Hold Reuters Ahead of Merger
Reuters Group (RTRSY) reported solid revenue growth during the fourth quarter, despite the slowdown in growth in its Sales & Trading Group, which suffered from the turmoil in the financial markets. Revenues and earnings were below our estimates, though.
Revenues from all three other segments grew at an accelerated rate, and more importantly, regulatory clearances were obtained from E.C. for the merger between Reuters and Thomson Corp. (TOC) on February 29th, 2008, which means that the deal could be completed by the end of the second quarter of 2008.

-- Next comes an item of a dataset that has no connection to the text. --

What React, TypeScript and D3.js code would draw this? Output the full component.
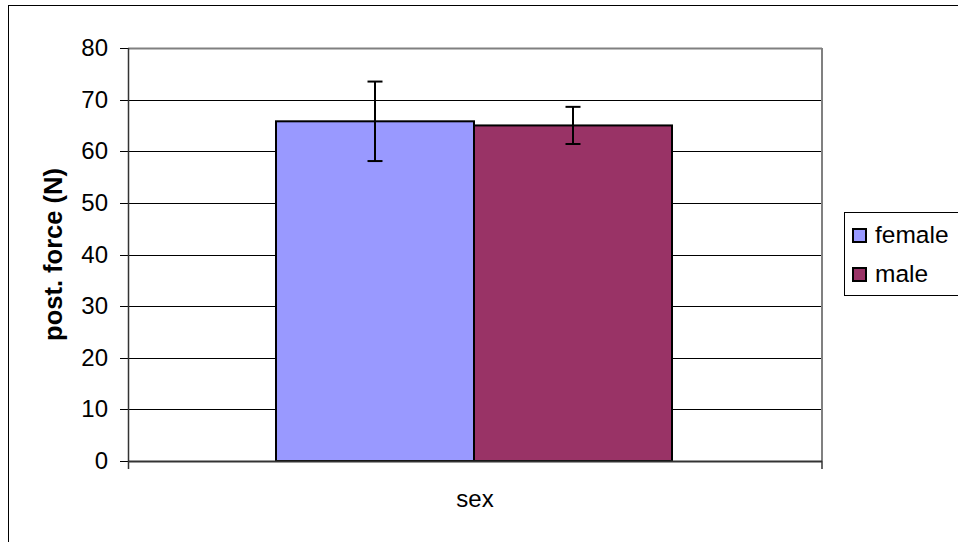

We have fixed our six-month target price at $73.50 a share on RTRSY because of the current bearish sentiment in world markets, although the stock should sell at around the offer price as the merger approaches completion in 2Q08.
We are maintaining our Hold rating at this time as we feel that the upside to the stock should be limited until the merger is completed sometime in the second quarter of 2008. Finally, we are lowering our estimates due to the weaker 4Q revenues and our new currency expectation of the US Dollar trading at $2.05 per £1 and the latest round of Fed rate cuts, the effects of which would be felt in 2008.
eBay Positives Accounted For
eBay (EBAY) reported better-than-expected results for the first quarter. The company also increased its guidance for full-year 2008. We note the upside was due, in part, to foreign exchange gains, a lower tax rate, and a 37 million share repurchase. While the company should continue to produce solid growth thanks to the strength of its business model PayPal -- along with international opportunities -- these positives are already reflected in EBAY shares.
What's more, we are concerned with slowing consumer spending, increasing competition and the potential for its profit margins to contract further. That said, the stock trades at a reasonable valuation of 18x to 19x our 2008 EPS estimate. As a result, we maintain our Hold rating and expect EBAY shares to perform in line with the overall market this year.
For the quarter, the company had revenue of $2.19 billion, up $424 million from the same period last year. Revenue growth was driven primarily by Marketplaces net transaction revenues, the ongoing expansion at PayPal, Skype and the company's global classifieds business. The company's global footprint helped it benefit from strength in other currencies, relative to the U.S. dollar.
Target $132 on IBM Shares
With over half its revenue (58%) coming from outside the United States, IBM Corporation (IBM) is more insulated from the slower U.S. economy than many of its peers. Moreover, IBM's focus on faster growing markets through a series of acquisitions and divestiture of mature businesses give the company a positive growth outlook.
Given strong performance in the first quarter of 2008, an improved outlook for the full year and continued product releases by the company, we raise our target price to $132.00 and maintain our Buy rating on IBM shares.
Shares of IBM are currently trading at 14.2x our raised 2008 earnings per share estimate of $8.50, which represents a significant discount to the industry and on par with the S&P 500. Given the size and diversified businesses of IBM, we expect that the shares will always trade at a discount to the industry, which includes a number of less profitable but rapidly growing companies. We believe that IBM is a defensive play in the current environment, as the company derives nearly 58% of its revenue from international sales.
Further, we are encouraged with IBM's focus on more profitable businesses, such as software and services, and exit of low-margin businesses. IBM has strengthened its position through strategic investments and acquisitions in emerging higher value segments like SOA, Information on Demand, business process services and open modular systems.